To be done:
Starting with the first line below, extract each line through the one that contains "c_filled_v = [1.6e4, 8.9e5, 1.3e6, 3.5e6, 6.6e6]", inclusive, excluding pictures.
◆ ◆ ◆ ◆
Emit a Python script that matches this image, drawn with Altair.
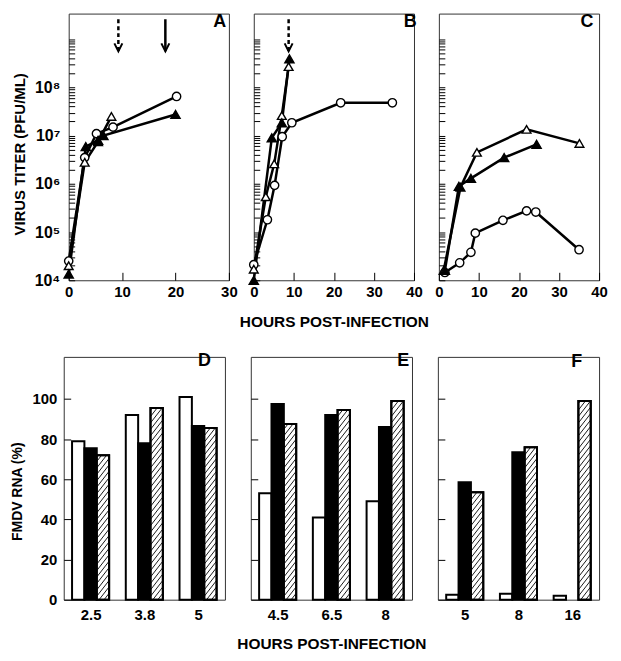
import json
import altair as alt
import pandas as pd

FONT = "Liberation Sans"

# ---------------- Top panels: virus titer (PFU/ml) vs hours ----------------
series_names = ["circle", "open", "filled"]

a_circle_h = [0, 3, 5.2, 8.3, 20.2]
a_circle_v = [2.5e4, 3.5e6, 1.1e7, 1.5e7, 6.5e7]
a_open_h = [0, 3, 5.5, 8]
a_open_v = [2.0e4, 2.8e6, 7.5e6, 2.5e7]
a_filled_h = [0, 3.2, 5.5, 6.5, 20]
a_filled_v = [1.35e4, 5.9e6, 8.0e6, 1.0e7, 2.75e7]

b_circle_h = [0, 3.4, 5.2, 7.1, 9.5, 21.7, 34.6]
b_circle_v = [2.1e4, 1.8e5, 9.3e5, 9.5e6, 1.85e7, 4.8e7, 4.8e7]
b_open_h = [0, 3, 5.1, 7, 8.7]
b_open_v = [1.7e4, 5.4e5, 2.6e6, 2.6e7, 2.7e8]
b_filled_h = [0, 4.5, 7, 8.9]
b_filled_v = [1.0e4, 9.0e6, 1.85e7, 3.9e8]

c_circle_h = [1.5, 5.2, 8, 9.1, 16, 21.9, 24.2, 35]
c_circle_v = [1.45e4, 2.3e4, 3.8e4, 9.5e4, 1.75e5, 2.75e5, 2.6e5, 4.3e4]
c_open_h = [1.2, 5.4, 9.5, 21.9, 35.1]
c_open_v = [1.6e4, 8.5e5, 4.5e6, 1.35e7, 6.9e6]
c_filled_h = [1.5, 5, 8, 16.3, 24.4]
c_filled_v = [1.6e4, 8.9e5, 1.3e6, 3.5e6, 6.6e6]

# arrows (hour, style) drawn from arrow_top down to arrow_tip
a_arrow_h = [9.3, 18.1]
a_arrow_style = ["dashed", "solid"]
b_arrow_h = [8.7]
b_arrow_style = ["dashed"]
arrow_top = 2.6e9
arrow_tip = 5.6e8

decade_vals = [1e4, 1e5, 1e6, 1e7, 1e8]
decade_text = ["10⁴", "10⁵", "10⁶", "10⁷", "10⁸"]

# ---------------- Bottom panels: FMDV RNA (%) ----------------
kinds = ["white", "black", "hatched"]

d_hours = ["2.5", "3.8", "5"]
d_white = [79, 92, 101]
d_black = [75.5, 78, 86.5]
d_hatched = [72, 95.5, 85.5]

e_hours = ["4.5", "6.5", "8"]
e_white = [53, 41, 49]
e_black = [97.5, 92, 86]
e_hatched = [87.5, 94.5, 99]

f_hours = ["5", "8", "16"]
f_white = [2.5, 3, 2]
f_black = [58.5, 73.5, 0]
f_hatched = [53.5, 76, 99]

# ---------------- helpers ----------------
ytick_vals = [m * 10 ** k for k in range(4, 9) for m in range(1, 10)] + [1e9]
label_expr = " : ".join(
    f"datum.value == {v} ? '{t}'" for v, t in zip(decade_vals, decade_text)
) + " : ''"


def letter_title(letter, dx, dy):
    return alt.TitleParams(
        text=letter, anchor="end", orient="top", offset=0, dx=dx, dy=dy,
        baseline="alphabetic", font=FONT, fontSize=18, fontWeight="bold",
        color="black",
    )


def growth_panel(series, arrows, xmax, xticks, letter, ldx, first, middle):
    rows = []
    for name, (hs, vs) in zip(series_names, series):
        for h, v in zip(hs, vs):
            rows.append({"hour": h, "titer": v, "series": name})
    df = pd.DataFrame(rows)

    xs = alt.Scale(domain=[0, xmax], nice=False, zero=False)
    ys = alt.Scale(type="log", domain=[1e4, 3.4e9], nice=False)
    xaxis = alt.Axis(
        values=xticks, tickSize=8, offset=-8, domain=False, grid=False,
        labelFlush=False, labelPadding=4,
        title="HOURS POST-INFECTION" if middle else None,
        titlePadding=15, titleFontSize=15.5,
    )
    yaxis = alt.Axis(
        values=ytick_vals, labelExpr=label_expr, labels=first, tickSize=6,
        offset=-6, domain=False, grid=False, labelPadding=9,
        labelOverlap=False, labelFontSize=16,
        title="VIRUS TITER (PFU/ML)" if first else None,
        titlePadding=7, titleY=141, titleFontSize=15,
    )
    x = alt.X("hour:Q", scale=xs, axis=xaxis)
    y = alt.Y("titer:Q", scale=ys, axis=yaxis)

    base = alt.Chart(df)
    lines = base.mark_line(color="black", strokeWidth=2.5).encode(
        x=x, y=y, detail="series:N", order="hour:Q"
    )
    points = base.mark_point(filled=True, stroke="black", strokeWidth=1.4, opacity=1).encode(
        x=x, y=y,
        shape=alt.Shape("series:N", scale=alt.Scale(domain=series_names,
                        range=["circle", "triangle-up", "triangle-up"]), legend=None),
        fill=alt.Fill("series:N", scale=alt.Scale(domain=series_names,
                      range=["white", "white", "black"]), legend=None),
        size=alt.Size("series:N", scale=alt.Scale(domain=series_names,
                      range=[70, 85, 85]), legend=None),
    )
    layers = [lines, points]
    if arrows:
        hs, styles = arrows
        adf = pd.DataFrame({"hour": hs, "style": styles,
                            "top": [arrow_top] * len(hs), "tip": [arrow_tip] * len(hs)})
        abase = alt.Chart(adf)
        shaft = abase.mark_rule(color="black", strokeWidth=2.5).encode(
            x=alt.X("hour:Q", scale=xs, axis=xaxis),
            y=alt.Y("top:Q", scale=ys, axis=yaxis),
            y2="tip:Q",
            strokeDash=alt.StrokeDash("style:N", scale=alt.Scale(
                domain=["dashed", "solid"], range=[[4, 3], [1, 0]]), legend=None),
        )
        head = abase.mark_point(shape="M-0.8,-1.6L0,0L0.8,-1.6", filled=False,
                                color="black", strokeWidth=2, size=100, opacity=1).encode(
            x=alt.X("hour:Q", scale=xs, axis=xaxis),
            y=alt.Y("tip:Q", scale=ys, axis=yaxis),
        )
        layers += [shaft, head]
    return alt.layer(*layers).properties(
        width=161, height=268, title=letter_title(letter, ldx, 31)
    )


BW = 0.23      # bar width in group units
RISE = 7.9     # hatch rise across one bar (value units)
GAP = 3.2      # vertical gap between hatch lines (value units)


def rna_panel(hours, white, black, hatched, letter, ldx, ldy, first, middle):
    rows = []
    for g, lab in enumerate(hours):
        for s, vals in enumerate([white, black, hatched]):
            rows.append({"g": g, "hour": lab, "s": s, "kind": kinds[s], "value": vals[g]})
    df = pd.DataFrame(rows)

    xs = alt.Scale(domain=[0, 3], nice=False, zero=False)
    ys = alt.Scale(domain=[0, 121], nice=False)
    xaxis = alt.Axis(
        values=[0.5, 1.5, 2.5],
        labelExpr=f"{json.dumps(hours)}[floor(datum.value)]".replace('"', "'"),
        ticks=False, domain=False, grid=False, labelPadding=8,
        title="HOURS POST-INFECTION" if middle else None,
        titlePadding=14, titleFontSize=15.5,
    )
    yaxis = alt.Axis(
        values=[0, 20, 40, 60, 80, 100], tickSize=7, offset=-7, domain=False,
        grid=False, labels=first, labelPadding=7,
        title="FMDV RNA (%)" if first else None, titlePadding=7, titleY=135,
        titleFontSize=14,
    )

    base = alt.Chart(df).transform_calculate(
        xc=f"datum.g + 0.5 + (datum.s - 1) * {BW}"
    ).transform_calculate(
        x0=f"datum.xc - {BW / 2}", x1=f"datum.xc + {BW / 2}"
    )

    bars = base.transform_filter("datum.value > 0").mark_rect(
        stroke="black", strokeWidth=2, opacity=1
    ).encode(
        x=alt.X("x0:Q", scale=xs, axis=xaxis),
        x2="x1:Q",
        y=alt.Y("value:Q", scale=ys, axis=yaxis),
        y2=alt.datum(0),
        fill=alt.Fill("kind:N", scale=alt.Scale(domain=kinds,
                      range=["white", "black", "white"]), legend=None),
    )

    hatch = base.transform_filter("datum.kind == 'hatched'").transform_calculate(
        k=f"sequence(0, ceil((datum.value + {RISE}) / {GAP}) + 1)"
    ).transform_flatten(["k"]).transform_calculate(
        yl=f"datum.k * {GAP} - {RISE}"
    ).transform_calculate(
        yr=f"datum.yl + {RISE}"
    ).transform_filter(
        "datum.yr > 0 && datum.yl < datum.value"
    ).transform_calculate(
        xa=f"datum.yl < 0 ? datum.x0 + (-datum.yl) / {RISE} * {BW} : datum.x0",
        ya="max(datum.yl, 0)",
        xb=f"datum.yr > datum.value ? datum.x1 - (datum.yr - datum.value) / {RISE} * {BW} : datum.x1",
        yb="min(datum.yr, datum.value)",
    ).mark_rule(color="black", strokeWidth=0.9).encode(
        x=alt.X("xa:Q", scale=xs, axis=xaxis),
        x2="xb:Q",
        y=alt.Y("ya:Q", scale=ys, axis=yaxis),
        y2="yb:Q",
    )

    outline = base.transform_filter("datum.kind == 'hatched'").mark_rect(
        fillOpacity=0, stroke="black", strokeWidth=2
    ).encode(
        x=alt.X("x0:Q", scale=xs, axis=xaxis),
        x2="x1:Q",
        y=alt.Y("value:Q", scale=ys, axis=yaxis),
        y2=alt.datum(0),
    )
    return alt.layer(bars, hatch, outline).properties(
        width=162, height=244, title=letter_title(letter, ldx, ldy)
    )


A = growth_panel([(a_circle_h, a_circle_v), (a_open_h, a_open_v), (a_filled_h, a_filled_v)],
                 (a_arrow_h, a_arrow_style), 30, [0, 10, 20, 30], "A", -11, True, False)
B = growth_panel([(b_circle_h, b_circle_v), (b_open_h, b_open_v), (b_filled_h, b_filled_v)],
                 (b_arrow_h, b_arrow_style), 40, [0, 10, 20, 30, 40], "B", -12, False, True)
C = growth_panel([(c_circle_h, c_circle_v), (c_open_h, c_open_v), (c_filled_h, c_filled_v)],
                 None, 40, [0, 10, 20, 30, 40], "C", -14, False, False)

D = rna_panel(d_hours, d_white, d_black, d_hatched, "D", -14, 27, True, False)
E = rna_panel(e_hours, e_white, e_black, e_hatched, "E", -17, 27, False, True)
F = rna_panel(f_hours, f_white, f_black, f_hatched, "F", -17, 28, False, False)

# invisible 5px spacer so the top row starts slightly right of the bottom row
spacer = alt.Chart(pd.DataFrame({"v": [0]})).mark_point(opacity=0).encode(
    x=alt.X("v:Q", axis=None), y=alt.Y("v:Q", axis=None)
).properties(width=5, height=1, view=alt.ViewBackground(stroke=None))

top_panels = alt.hconcat(A, B, C, spacing=25, bounds="flush")
top_row = alt.hconcat(spacer, top_panels, spacing=0, bounds="flush")
bottom_row = alt.hconcat(D, E, F, spacing=26, bounds="flush")

chart = alt.vconcat(top_row, bottom_row, spacing=21).resolve_scale(
    fill="independent", shape="independent", size="independent",
    strokeDash="independent",
).properties(
    padding={"left": 2, "top": 1, "right": 5, "bottom": 5},
    background="white",
).configure_axis(
    labelFont=FONT, labelFontSize=15, labelFontWeight="bold", labelColor="black",
    titleFont=FONT, titleFontSize=14, titleFontWeight="bold", titleColor="black",
    tickColor="black", tickWidth=1,
).configure_view(stroke="#333", strokeWidth=1)

chart.save("out.html", embed_options={"renderer": "svg", "actions": False})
◆ ◆ ◆ ◆
Solution:
Emit a Python script that matches this image, drawn with Altair.
import json
import altair as alt
import pandas as pd

FONT = "Liberation Sans"

# ---------------- Top panels: virus titer (PFU/ml) vs hours ----------------
series_names = ["circle", "open", "filled"]

a_circle_h = [0, 3, 5.2, 8.3, 20.2]
a_circle_v = [2.5e4, 3.5e6, 1.1e7, 1.5e7, 6.5e7]
a_open_h = [0, 3, 5.5, 8]
a_open_v = [2.0e4, 2.8e6, 7.5e6, 2.5e7]
a_filled_h = [0, 3.2, 5.5, 6.5, 20]
a_filled_v = [1.35e4, 5.9e6, 8.0e6, 1.0e7, 2.75e7]

b_circle_h = [0, 3.4, 5.2, 7.1, 9.5, 21.7, 34.6]
b_circle_v = [2.1e4, 1.8e5, 9.3e5, 9.5e6, 1.85e7, 4.8e7, 4.8e7]
b_open_h = [0, 3, 5.1, 7, 8.7]
b_open_v = [1.7e4, 5.4e5, 2.6e6, 2.6e7, 2.7e8]
b_filled_h = [0, 4.5, 7, 8.9]
b_filled_v = [1.0e4, 9.0e6, 1.85e7, 3.9e8]

c_circle_h = [1.5, 5.2, 8, 9.1, 16, 21.9, 24.2, 35]
c_circle_v = [1.45e4, 2.3e4, 3.8e4, 9.5e4, 1.75e5, 2.75e5, 2.6e5, 4.3e4]
c_open_h = [1.2, 5.4, 9.5, 21.9, 35.1]
c_open_v = [1.6e4, 8.5e5, 4.5e6, 1.35e7, 6.9e6]
c_filled_h = [1.5, 5, 8, 16.3, 24.4]
c_filled_v = [1.6e4, 8.9e5, 1.3e6, 3.5e6, 6.6e6]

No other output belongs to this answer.